● TO BE DONE: Write out exactly the lines between the line containing "Convert this chart to Apache ECharts code." and the line containing "const yTicks = [0, 20, 40, 60, 80, 100, 120];", including both of those lines, and nothing more.
────────────────
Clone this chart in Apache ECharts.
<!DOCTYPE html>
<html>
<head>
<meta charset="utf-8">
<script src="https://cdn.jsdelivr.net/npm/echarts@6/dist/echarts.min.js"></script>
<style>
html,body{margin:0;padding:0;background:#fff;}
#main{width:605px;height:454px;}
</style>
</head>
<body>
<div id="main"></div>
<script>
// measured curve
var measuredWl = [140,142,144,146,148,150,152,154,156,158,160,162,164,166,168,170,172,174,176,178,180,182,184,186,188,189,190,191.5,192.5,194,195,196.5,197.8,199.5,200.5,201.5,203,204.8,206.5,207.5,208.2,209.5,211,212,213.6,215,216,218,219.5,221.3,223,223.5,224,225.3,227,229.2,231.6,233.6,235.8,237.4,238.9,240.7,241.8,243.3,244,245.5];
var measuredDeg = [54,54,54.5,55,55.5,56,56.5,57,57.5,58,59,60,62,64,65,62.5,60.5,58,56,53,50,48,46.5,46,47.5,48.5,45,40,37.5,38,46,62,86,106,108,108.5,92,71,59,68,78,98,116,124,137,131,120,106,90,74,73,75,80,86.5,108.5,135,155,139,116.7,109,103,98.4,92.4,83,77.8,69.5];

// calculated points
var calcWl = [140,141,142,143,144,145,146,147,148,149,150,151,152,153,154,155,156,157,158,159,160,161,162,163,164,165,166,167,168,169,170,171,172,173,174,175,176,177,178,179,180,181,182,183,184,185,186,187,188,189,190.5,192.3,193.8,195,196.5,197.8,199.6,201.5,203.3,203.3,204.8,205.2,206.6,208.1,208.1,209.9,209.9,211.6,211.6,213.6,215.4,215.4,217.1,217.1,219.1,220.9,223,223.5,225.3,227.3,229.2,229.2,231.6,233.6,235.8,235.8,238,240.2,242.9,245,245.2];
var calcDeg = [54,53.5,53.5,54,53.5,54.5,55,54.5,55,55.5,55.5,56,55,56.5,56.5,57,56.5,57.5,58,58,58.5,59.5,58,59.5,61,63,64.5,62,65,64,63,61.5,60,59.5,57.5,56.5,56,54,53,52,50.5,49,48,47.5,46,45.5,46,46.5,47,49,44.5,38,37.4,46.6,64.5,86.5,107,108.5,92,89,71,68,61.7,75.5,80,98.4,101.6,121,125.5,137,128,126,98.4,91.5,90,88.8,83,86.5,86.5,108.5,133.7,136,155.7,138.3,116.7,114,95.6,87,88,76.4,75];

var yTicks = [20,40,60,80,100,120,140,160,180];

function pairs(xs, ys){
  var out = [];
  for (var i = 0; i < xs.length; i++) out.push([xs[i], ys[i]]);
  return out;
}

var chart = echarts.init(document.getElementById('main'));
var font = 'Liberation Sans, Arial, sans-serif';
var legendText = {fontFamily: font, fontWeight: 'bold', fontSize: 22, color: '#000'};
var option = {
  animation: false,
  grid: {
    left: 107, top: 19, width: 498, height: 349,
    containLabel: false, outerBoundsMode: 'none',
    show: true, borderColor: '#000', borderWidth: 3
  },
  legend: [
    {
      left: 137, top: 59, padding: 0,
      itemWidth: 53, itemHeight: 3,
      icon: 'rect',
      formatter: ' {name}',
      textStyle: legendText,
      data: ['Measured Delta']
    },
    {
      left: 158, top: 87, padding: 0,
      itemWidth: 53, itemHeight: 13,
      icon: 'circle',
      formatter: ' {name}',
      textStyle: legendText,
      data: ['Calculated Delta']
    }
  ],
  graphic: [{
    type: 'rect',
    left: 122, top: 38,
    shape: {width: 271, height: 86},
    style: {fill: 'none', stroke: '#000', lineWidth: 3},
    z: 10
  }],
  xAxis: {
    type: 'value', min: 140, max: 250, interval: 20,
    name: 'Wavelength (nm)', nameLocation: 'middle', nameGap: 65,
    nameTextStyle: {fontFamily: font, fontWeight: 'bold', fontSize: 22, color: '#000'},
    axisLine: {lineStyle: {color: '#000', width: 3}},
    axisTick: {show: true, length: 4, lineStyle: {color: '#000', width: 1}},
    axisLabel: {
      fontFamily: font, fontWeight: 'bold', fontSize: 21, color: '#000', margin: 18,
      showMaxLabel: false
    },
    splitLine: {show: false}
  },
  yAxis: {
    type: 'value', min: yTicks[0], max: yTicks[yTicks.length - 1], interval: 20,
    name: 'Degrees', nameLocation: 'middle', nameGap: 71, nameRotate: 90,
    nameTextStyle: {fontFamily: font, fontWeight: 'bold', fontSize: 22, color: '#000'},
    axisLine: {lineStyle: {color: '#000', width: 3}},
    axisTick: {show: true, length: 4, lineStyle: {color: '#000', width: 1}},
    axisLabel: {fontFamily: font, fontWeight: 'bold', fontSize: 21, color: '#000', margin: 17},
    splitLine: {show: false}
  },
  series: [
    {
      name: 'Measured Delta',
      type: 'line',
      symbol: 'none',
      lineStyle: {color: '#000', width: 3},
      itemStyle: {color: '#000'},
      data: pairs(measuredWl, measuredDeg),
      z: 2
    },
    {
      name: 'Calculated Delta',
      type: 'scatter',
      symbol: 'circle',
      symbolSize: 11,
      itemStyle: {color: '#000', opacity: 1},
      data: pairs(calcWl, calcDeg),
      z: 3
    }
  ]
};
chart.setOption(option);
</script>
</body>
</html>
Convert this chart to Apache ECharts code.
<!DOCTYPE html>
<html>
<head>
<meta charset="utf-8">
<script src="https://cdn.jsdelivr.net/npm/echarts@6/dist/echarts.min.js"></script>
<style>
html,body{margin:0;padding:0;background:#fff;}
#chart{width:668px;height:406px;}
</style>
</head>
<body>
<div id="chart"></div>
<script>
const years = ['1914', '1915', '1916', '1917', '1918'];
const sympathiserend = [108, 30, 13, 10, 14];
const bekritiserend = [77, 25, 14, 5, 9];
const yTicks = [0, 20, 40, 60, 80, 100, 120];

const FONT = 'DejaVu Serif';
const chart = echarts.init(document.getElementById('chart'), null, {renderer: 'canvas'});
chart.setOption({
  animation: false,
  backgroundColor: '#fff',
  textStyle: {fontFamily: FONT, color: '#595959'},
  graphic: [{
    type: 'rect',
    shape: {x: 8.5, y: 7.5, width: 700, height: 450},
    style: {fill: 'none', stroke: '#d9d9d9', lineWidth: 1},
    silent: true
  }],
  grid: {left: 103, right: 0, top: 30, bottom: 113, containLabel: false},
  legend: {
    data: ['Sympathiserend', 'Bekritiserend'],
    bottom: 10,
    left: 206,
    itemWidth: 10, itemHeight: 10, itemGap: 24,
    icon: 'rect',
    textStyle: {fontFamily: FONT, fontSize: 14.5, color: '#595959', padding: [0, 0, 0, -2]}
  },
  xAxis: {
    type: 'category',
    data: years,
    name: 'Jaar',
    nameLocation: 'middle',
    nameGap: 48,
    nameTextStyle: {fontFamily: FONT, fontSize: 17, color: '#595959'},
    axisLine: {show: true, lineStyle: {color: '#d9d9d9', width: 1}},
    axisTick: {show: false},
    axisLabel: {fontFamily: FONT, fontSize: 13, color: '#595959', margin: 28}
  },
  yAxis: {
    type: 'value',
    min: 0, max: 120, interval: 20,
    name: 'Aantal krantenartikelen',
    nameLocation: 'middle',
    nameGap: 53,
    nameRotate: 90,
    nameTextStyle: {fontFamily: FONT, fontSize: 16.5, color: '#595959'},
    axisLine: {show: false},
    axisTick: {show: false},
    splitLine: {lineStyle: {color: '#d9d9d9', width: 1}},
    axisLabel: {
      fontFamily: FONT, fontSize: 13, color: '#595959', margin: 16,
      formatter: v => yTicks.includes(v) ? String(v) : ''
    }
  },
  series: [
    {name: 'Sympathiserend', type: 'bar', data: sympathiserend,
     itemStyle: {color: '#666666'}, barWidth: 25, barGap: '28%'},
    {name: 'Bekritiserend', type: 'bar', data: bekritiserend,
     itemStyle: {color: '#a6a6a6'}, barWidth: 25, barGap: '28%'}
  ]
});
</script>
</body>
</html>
────────────────
● SOLUTION TO THIS TASK:
Convert this chart to Apache ECharts code.
<!DOCTYPE html>
<html>
<head>
<meta charset="utf-8">
<script src="https://cdn.jsdelivr.net/npm/echarts@6/dist/echarts.min.js"></script>
<style>
html,body{margin:0;padding:0;background:#fff;}
#chart{width:668px;height:406px;}
</style>
</head>
<body>
<div id="chart"></div>
<script>
const years = ['1914', '1915', '1916', '1917', '1918'];
const sympathiserend = [108, 30, 13, 10, 14];
const bekritiserend = [77, 25, 14, 5, 9];
const yTicks = [0, 20, 40, 60, 80, 100, 120];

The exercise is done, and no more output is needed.